Flights Are Resuming In China After Corona Virus Hazards

resume

As the severity of the coronavirus epidemic in China starts to stabilize airlines are slowly resuming flights to the country. Although flights to Wuhan, the epicenter of the virus, remain suspended, a few airlines have resumed flights into and out of other major Chinese cities.

Better Days on the Horizon?

First, China’s three biggest carriers have all resumed domestic and international duties, even if it’s only partially at this point. Air China was the first to resume duty, with the first Air China flight post the coronavirus outbreak landing at the German commercial hub of Frankfurt from the southwest of Chengdu on February 28.

It’s worth mentioning that the flight, which usually operates three times a week, wasn’t to capacity. Instead, it began with two smaller A330-200s twice a week.

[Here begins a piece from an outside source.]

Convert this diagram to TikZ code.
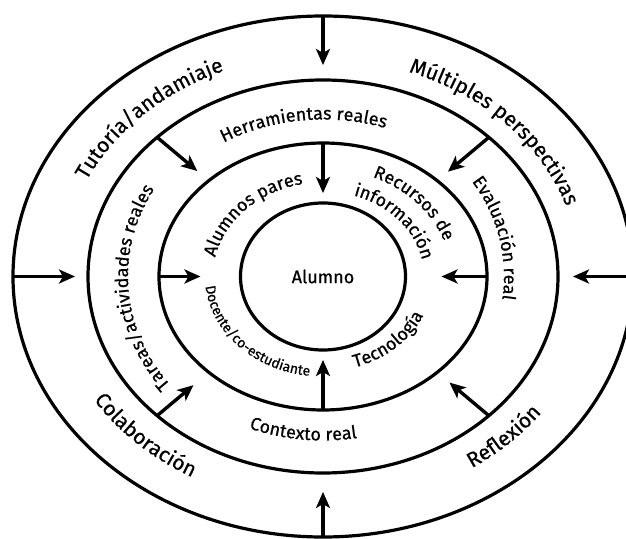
\documentclass[tikz,border=0pt]{standalone}
\usepackage{fontspec}
\setmainfont{Fira Sans}[FakeBold=0.6]
\usetikzlibrary{shapes.geometric, arrows.meta, decorations.text}
\newcommand\bandfont{\fontsize{21}{21}\selectfont}
\newcommand\midfont{\fontsize{18}{18}\selectfont}
\newcommand\smallband{\fontsize{14}{14}\selectfont}
\tikzset{
  ring/.style={draw, ellipse, line width=3.2pt, inner sep=0pt, outer sep=0pt},
  arr/.style={-{Stealth[length=16pt, width=14pt, inset=4pt]}, line width=3.4pt},
  curved/.style={decorate, decoration={text along path, text align=center, text={#1}}},
}

\begin{document}
\begin{tikzpicture}[x=1pt, y=1pt]
  \clip (-323,-261.5) rectangle (303,276.5);
  % the four rings
  \node[ring, minimum width=620pt, minimum height=521pt] (outer) at (0,0) {};
  \node[ring, minimum width=470pt, minimum height=393pt] (mid) at (0,0) {};
  \node[ring, minimum width=328pt, minimum height=267pt] (inner) at (0,0) {};
  \node[ring, minimum width=165pt, minimum height=147pt, font=\midfont] (core) at (0,0) {Alumno};

  % arrows between rings
  \draw[arr, shorten >=15pt] (outer.north) -- (mid.north);
  \draw[arr, shorten >=19pt] (outer.south) -- (mid.south);
  \draw[arr, shorten >=13pt] (outer.west) -- (mid.west);
  \draw[arr, shorten >=15pt] (outer.east) -- (mid.east);
  \draw[arr, shorten >=15pt] (mid.140) -- (inner.140);
  \draw[arr, shorten >=14pt] (mid.40) -- (inner.40);
  \draw[arr, shorten >=20pt] (mid.220) -- (inner.220);
  \draw[arr, shorten >=16pt] (mid.320) -- (inner.320);
  \draw[arr, shorten >=10pt] (inner.north) -- (core.north);
  \draw[arr, shorten >=10pt] (inner.south) -- (core.south);
  \draw[arr, shorten >=40pt] (inner.west) -- (core.west);
  \draw[arr, shorten >=36pt] (inner.east) -- (core.east);

  % outer band
  \path[curved={|\bandfont|Tutoría/andamiaje}] (180:262pt and 222pt)
    arc[start angle=180, end angle=90, x radius=262pt, y radius=222pt];
  \path[curved={|\bandfont|Múltiples perspectivas}] (90:257pt and 217pt)
    arc[start angle=90, end angle=-4, x radius=257pt, y radius=217pt];
  \path[curved={|\bandfont|Colaboración}] (196:272pt and 229pt)
    arc[start angle=196, end angle=256, x radius=272pt, y radius=229pt];
  \path[curved={|\bandfont|Reflexión}] (290:272pt and 229pt)
    arc[start angle=290, end angle=338, x radius=272pt, y radius=229pt];

  % middle band
  \path[curved={|\midfont|Herramientas reales}] (140:190pt and 157pt)
    arc[start angle=140, end angle=53, x radius=190pt, y radius=157pt];
  \path[curved={|\midfont|Evaluación real}] (60:181pt and 167pt)
    arc[start angle=60, end angle=-34, x radius=181pt, y radius=167pt];
  \path[curved={|\midfont|Contexto real}] (220:195pt and 164pt)
    arc[start angle=220, end angle=307, x radius=195pt, y radius=164pt];
  \path[curved={|\midfont|Tareas/actividades reales}] (239:195pt and 174pt)
    arc[start angle=239, end angle=129, x radius=195pt, y radius=174pt];

  % inner band
  \path[curved={|\midfont|Alumnos pares}] (177:110pt and 94pt)
    arc[start angle=177, end angle=93, x radius=110pt, y radius=94pt];
  \path[curved={|\midfont|Recursos de}] (80:128pt and 108pt)
    arc[start angle=80, end angle=4, x radius=128pt, y radius=108pt];
  \path[curved={|\midfont|información}] (80:101pt and 85pt)
    arc[start angle=80, end angle=2, x radius=101pt, y radius=85pt];
  \path[curved={|\smallband|Docente/co-estudiante}] (178:118pt and 100pt)
    arc[start angle=178, end angle=270, x radius=118pt, y radius=100pt];
  \path[curved={|\midfont|Tecnología}] (278:110pt and 95pt)
    arc[start angle=278, end angle=346, x radius=110pt, y radius=95pt];
\end{tikzpicture}
\end{document}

Air China also serves many other international cities from the Chengdu hub but hasn’t restored those services just yet.

China Southern Airlines, meanwhile, resumed international flights on Tuesday 25th, making the first post-coronavirus suspension landing in the Kenyan capital of Nairobi. The flight came from Guangzhou and had 239 passengers on board. The airline has also resumed 60% of domestic flights, according to the China Daily.

China Eastern is the other major airline that has resumed domestic and international flights. The airline announced recently that it plans to restart “more than 800” domestic and international flights by the end of April.

Data from aviation intelligence provider CAPA shows that the number of flights from China to Cambodia, France, Germany, Thailand, and the Philippines also increased in the final week of February.

Aside from outbound flights, incoming traffic has also increased considerably in China. EgyptAir, for instance, announced the full resumption of Cairo-Beijing-Guangzhou flights from Wednesday 27th “until further notice.”

It’s Been a Whirlwind for the Aviation Industry

As early as two weeks following the coronavirus outbreak, multiple airlines, especially those using Wuhan routes were canceling and suspending flights. By mid-February, nearly every airline had stopped flights to Wuhan and suspended a few other Chinese destinations as well.

In the US, American Airlines was one of the first to suspend flights to several Chinese destinations. As of January 31, all American Airlines flights to China were suspended. Delta followed suit shortly, officially suspending all flights to China and cutting capacity to neighboring South Korea on February 2. United Airlines announced their suspensions two days later, canceling all flights to Beijing, Shanghai, Chengdu, and Hong Kong on February 5.

The trend quickly spread throughout the rest of the world, with Air India, Air Seoul, Air Asia, All Nippon Airways, Cathay Pacific, Mandarin Airlines, and China Airlines all suspending flights to various Chinese cities between January 23 and February 5. In total, 10,000+ daily flights to and from China were canceled in February alone. 

These suspensions and cancellations dealt a massive blow to the industry's bottom line. A report released by IATA on February 21 predicts a 13% full-year loss of passenger demand for carriers in the Asia-Pacific region. It also says that the global airline industry could lose up to $30 billion in revenue this year.

Some Hope at Last!

That said, all signs point to a significant improvement in the global situation. The spread of the coronavirus has slowed down drastically, with no new cases reported in 14 of the 34 Chinese provinces and autonomous regions for a few days now. Additionally, fatality rates have reduced significantly globally.

If this positive trend continues, it could only be two or three months before the aviation industry is back to normalcy and flights into and out of China resume fully.